Using optimization to make good guesses for test cases
2021-07-28, 19:30–19:40 (UTC), Purple

Some applications seem untestable because they are slow to run, with too many options. One approach chooses tests carefully using an optimization algorithm to find the smallest set of tests that are likely to exercise all the parts of the code. In this talk, we introduce the UnitTestDesign.jl package for combinatorial testing and show how it integrates with Julia's test framework using Julia's system of artifacts and scratch spaces.


I'm developing the largest inference application I have ever seen. For any population, it estimates morbidity and mortality from disease, cast against a background of mortality, but this is measured across years for multiple ages. There are seven web pages of settings, and it can take a day to run. In some way, it's easy to test because it's an inverse problem, so I can create a correct answer, generate data, and see if the application finds the correct answer. What I want is a defensible claim that I've tested the seven pages of settings.

My first approach is to write tests for some important cases. These paradigmatic tests have to pass, and they tell stakeholders that the basics work well. I add to these some tests I know challenge the system. Beyond these two classes of tests are another set of less common techniques that help look for bugs where I don't expect them. These include random testing, concolic testing, and property-based testing. For this problem, let's focus on a simpler technique, combinatorial testing.

Combinatorial testing is a careful selection of test arguments, designed to likely have good code coverage. If we picture a page of code, then any one call to a function will walk through that code, skipping parts of it when it fails an if-condition. A thorough set of tests should, at least, execute different parts of if-conditions. There must be some choice of inputs to the application that lead to every branch of the code. Some branches depend on two input arguments multiplied pairwise. Others may depend on a particular combination of three or four input arguments. It would be helpful to test each value of each option and, somehow, walk through all possible pairs of arguments or all possible triples of arguments, in order to cover all branches.

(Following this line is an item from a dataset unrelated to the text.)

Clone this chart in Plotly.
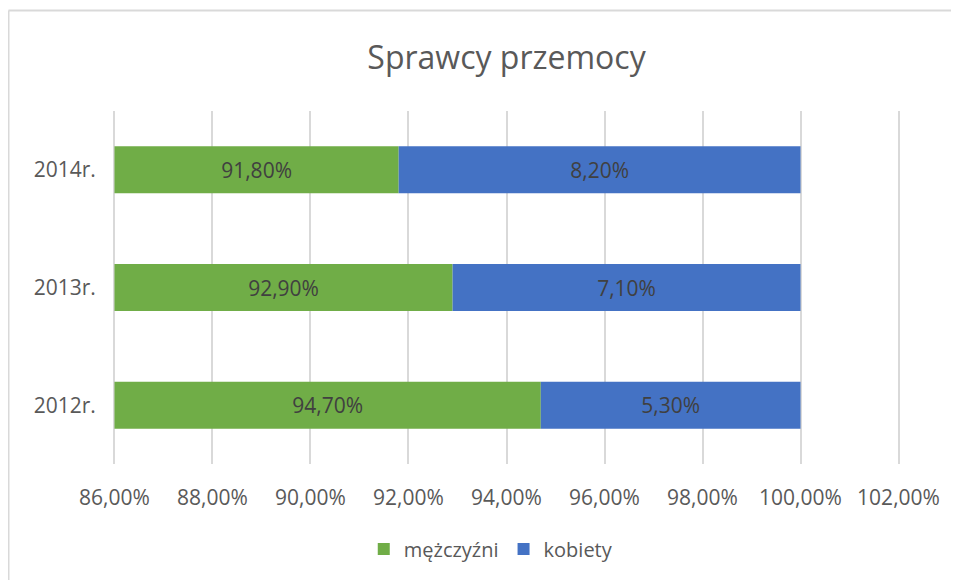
import plotly.graph_objects as go

# dane
lata = ["2012r.", "2013r.", "2014r."]
mezczyzni = [94.7, 92.9, 91.8]
kobiety = [5.3, 7.1, 8.2]
ticki = [86, 88, 90, 92, 94, 96, 98, 100, 102]

x_min = ticki[0]


def fmt(v):
    return f"{v:.2f}%".replace(".", ",")


fig = go.Figure()
# słupek mężczyzn zaczyna się od początku osi (jak w Excelu)
fig.add_trace(go.Bar(
    y=lata, x=[m - x_min for m in mezczyzni], base=x_min, name="mężczyźni", orientation="h",
    marker=dict(color="#70AD47", line=dict(width=0)),
    text=[fmt(m) for m in mezczyzni], textposition="inside", insidetextanchor="middle",
    textfont=dict(color="#404040", size=21), textangle=0,
))
fig.add_trace(go.Bar(
    y=lata, x=kobiety, base=mezczyzni, name="kobiety", orientation="h",
    marker=dict(color="#4472C4", line=dict(width=0)),
    text=[fmt(k) for k in kobiety], textposition="inside", insidetextanchor="middle",
    textfont=dict(color="#404040", size=21), textangle=0,
))

fig.update_layout(
    autosize=False,
    width=951,
    height=572,
    barmode="overlay",
    bargap=0.6,
    separators=", ",
    plot_bgcolor="white",
    paper_bgcolor="white",
    font=dict(family="Open Sans", color="#595959", size=20),
    title=dict(text="Sprawcy przemocy", x=0.5, xref="paper", y=0.9126, yanchor="middle",
               font=dict(size=32, color="#595959")),
    margin=dict(l=105, r=59, t=103, b=116),
    legend=dict(orientation="h", x=0.48, xanchor="center", y=-0.241, yanchor="middle",
                font=dict(size=20, color="#595959"), itemwidth=30, traceorder="normal"),
    uniformtext=dict(minsize=10, mode="show"),
)
fig.update_xaxes(range=[85.97, 102.03], tickvals=ticki, ticktext=[f"{t},00%" for t in ticki],
                 showgrid=True, gridcolor="#D9D9D9", gridwidth=2, zeroline=False,
                 showline=False, ticks="outside", ticklen=15, tickcolor="rgba(0,0,0,0)",
                 tickfont=dict(size=21, color="#595959"))
fig.update_yaxes(showgrid=False, showline=False, ticks="outside", ticklen=12,
                 tickcolor="rgba(0,0,0,0)", tickfont=dict(size=21, color="#595959"))

# ramka wykresu (lewa i górna krawędź)
fig.add_shape(type="line", xref="paper", yref="paper", x0=-0.1328, x1=1.1, y0=1.285, y1=1.285,
              line=dict(color="#D9D9D9", width=2))
fig.add_shape(type="line", xref="paper", yref="paper", x0=-0.1328, x1=-0.1328, y0=1.285, y1=-0.35,
              line=dict(color="#D9D9D9", width=2))

fig.write_html("out.html")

If we have twenty different options, each of which can take one of four values, we don't have to run twenty-times-four tests to try every value. We can pack them into only a few tests. What if we wanted to try all pairs of the first two values? For each pair, that's four-choose-two, or twelve, combinations of arguments, to make twelve tests for each pair, and there are twenty-choose-two pairs, but we can pack these together, too, so that each test case explores a lot of the code.

The algorithms in UnitTestDesign.jl use greedy optimization to construct short test suites to pack all-pairs testing into as few arguments as possible. For twenty arguments with four values each, it can pack every possible pair of arguments into thirty-seven test cases. There is some research support that all-pairs testing will do a good job of finding faults in code, but the same package can generate tests with higher coverage, where higher means all triples or quadruples of input values are included in test cases.

Most implementations of all-pairs algorithms aren't easy to run in a unit-testing framework because they are web-based or proprietary. There are a few reasons for this. These algorithms need to deal with different argument types. They need to give the tester a way to say that, if a flag is false, then another argument can't take certain values, so they need a little domain-specific language. Julia handles those problems naturally and, further, is efficient at the greedy optimization to determine test cases. These can take time to generate.

For applications with many options, or functions with many arguments, generating a good set of test cases can be computationally intensive, so we rely on the testing framework to help us generate values when needed, save them, and load them later. In Julia, the packages for scratch space and artifacts give us a workflow for testing where we generate combinatorial values, save them to scratch, and upload them as artifacts for others to use.

The resulting approach is to create a set of tests, save them for reuse, and run them many times. Given the challenging problem of testing a large, slow application, we've begun to describe a paradigm from the field of test automation. The general approach is to create a bunch of tests, measure their coverage, select a set to run, and respond to failing tests by refining those tests until we've narrowed down the fault at their source. Parts of this general approach can be seen in random testing, concolic testing, and property-based testing. Compared with these, combinatorial testing is the art of starting with a really good guess.

Andrew Dolgert is a computational scientist at the University of Washington. He has been a high-performance computing consultant for many years, working on diverse projects such as parallelization of molecular dynamics, immersive visualization of fracture mechanics, provenance for the Large Hadron Collider, and time series analysis of the world's global health. His recent work is on continuous-time, discrete-event simulation and on testing of scientific code.